_Recorded information_

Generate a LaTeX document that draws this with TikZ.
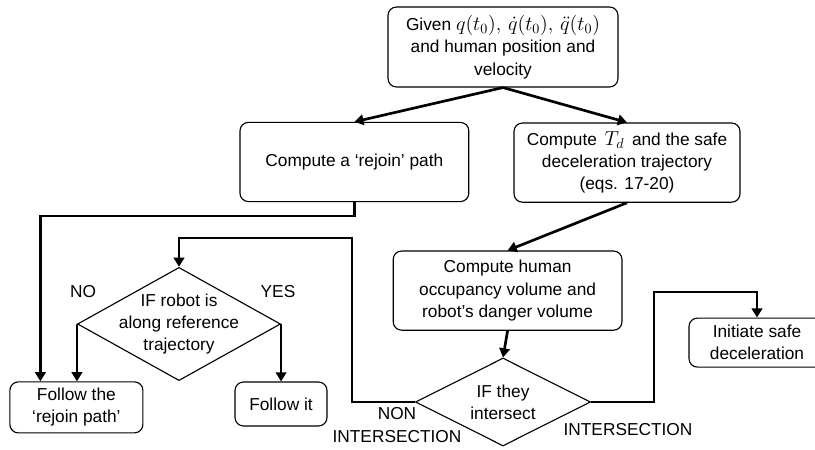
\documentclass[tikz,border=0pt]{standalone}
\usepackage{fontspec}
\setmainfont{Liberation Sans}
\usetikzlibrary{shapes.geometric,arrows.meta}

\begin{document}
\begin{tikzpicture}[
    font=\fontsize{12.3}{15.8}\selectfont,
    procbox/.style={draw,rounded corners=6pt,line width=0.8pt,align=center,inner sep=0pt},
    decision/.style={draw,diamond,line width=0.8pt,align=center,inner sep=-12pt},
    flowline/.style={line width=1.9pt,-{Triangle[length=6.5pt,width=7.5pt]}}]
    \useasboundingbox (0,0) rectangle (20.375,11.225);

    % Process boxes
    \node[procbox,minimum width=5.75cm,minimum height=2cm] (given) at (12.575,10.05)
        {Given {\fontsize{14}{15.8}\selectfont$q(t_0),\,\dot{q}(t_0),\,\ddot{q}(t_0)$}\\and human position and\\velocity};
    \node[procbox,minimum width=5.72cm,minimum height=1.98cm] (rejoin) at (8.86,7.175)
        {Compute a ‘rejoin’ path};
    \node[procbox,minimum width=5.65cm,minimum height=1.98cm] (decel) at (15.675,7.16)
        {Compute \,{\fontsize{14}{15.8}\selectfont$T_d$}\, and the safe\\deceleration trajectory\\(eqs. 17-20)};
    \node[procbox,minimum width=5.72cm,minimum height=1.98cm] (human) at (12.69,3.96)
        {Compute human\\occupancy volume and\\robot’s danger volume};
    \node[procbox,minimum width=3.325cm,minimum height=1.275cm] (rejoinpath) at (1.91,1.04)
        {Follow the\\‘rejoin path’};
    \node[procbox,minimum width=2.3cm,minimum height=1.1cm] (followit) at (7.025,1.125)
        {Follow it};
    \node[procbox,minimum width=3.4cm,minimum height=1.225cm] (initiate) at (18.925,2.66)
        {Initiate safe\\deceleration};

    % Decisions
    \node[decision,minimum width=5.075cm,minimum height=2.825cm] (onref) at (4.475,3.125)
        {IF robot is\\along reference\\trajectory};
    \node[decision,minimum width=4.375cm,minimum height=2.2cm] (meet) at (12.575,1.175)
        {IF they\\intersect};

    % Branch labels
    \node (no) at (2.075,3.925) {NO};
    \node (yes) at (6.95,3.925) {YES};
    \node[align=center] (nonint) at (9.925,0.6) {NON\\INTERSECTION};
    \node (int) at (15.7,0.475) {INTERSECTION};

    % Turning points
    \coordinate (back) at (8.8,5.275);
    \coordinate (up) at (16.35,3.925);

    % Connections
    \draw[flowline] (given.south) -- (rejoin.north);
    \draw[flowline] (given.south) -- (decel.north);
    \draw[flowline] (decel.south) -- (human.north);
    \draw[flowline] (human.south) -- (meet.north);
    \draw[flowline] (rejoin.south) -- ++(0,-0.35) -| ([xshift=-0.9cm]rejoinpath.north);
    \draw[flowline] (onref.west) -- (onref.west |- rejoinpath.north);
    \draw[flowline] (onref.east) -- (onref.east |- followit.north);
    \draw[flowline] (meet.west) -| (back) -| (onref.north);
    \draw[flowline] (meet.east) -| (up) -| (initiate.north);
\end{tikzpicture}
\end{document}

_Work to be completed_
Starting at the top of the listing above, reproduce each line up to and including the one with "(0,0) rectangle (20.375,11.225);"; omit the pictures.

_Worked solution_
Generate a LaTeX document that draws this with TikZ.
\documentclass[tikz,border=0pt]{standalone}
\usepackage{fontspec}
\setmainfont{Liberation Sans}
\usetikzlibrary{shapes.geometric,arrows.meta}

\begin{document}
\begin{tikzpicture}[
    font=\fontsize{12.3}{15.8}\selectfont,
    procbox/.style={draw,rounded corners=6pt,line width=0.8pt,align=center,inner sep=0pt},
    decision/.style={draw,diamond,line width=0.8pt,align=center,inner sep=-12pt},
    flowline/.style={line width=1.9pt,-{Triangle[length=6.5pt,width=7.5pt]}}]
    \useasboundingbox (0,0) rectangle (20.375,11.225);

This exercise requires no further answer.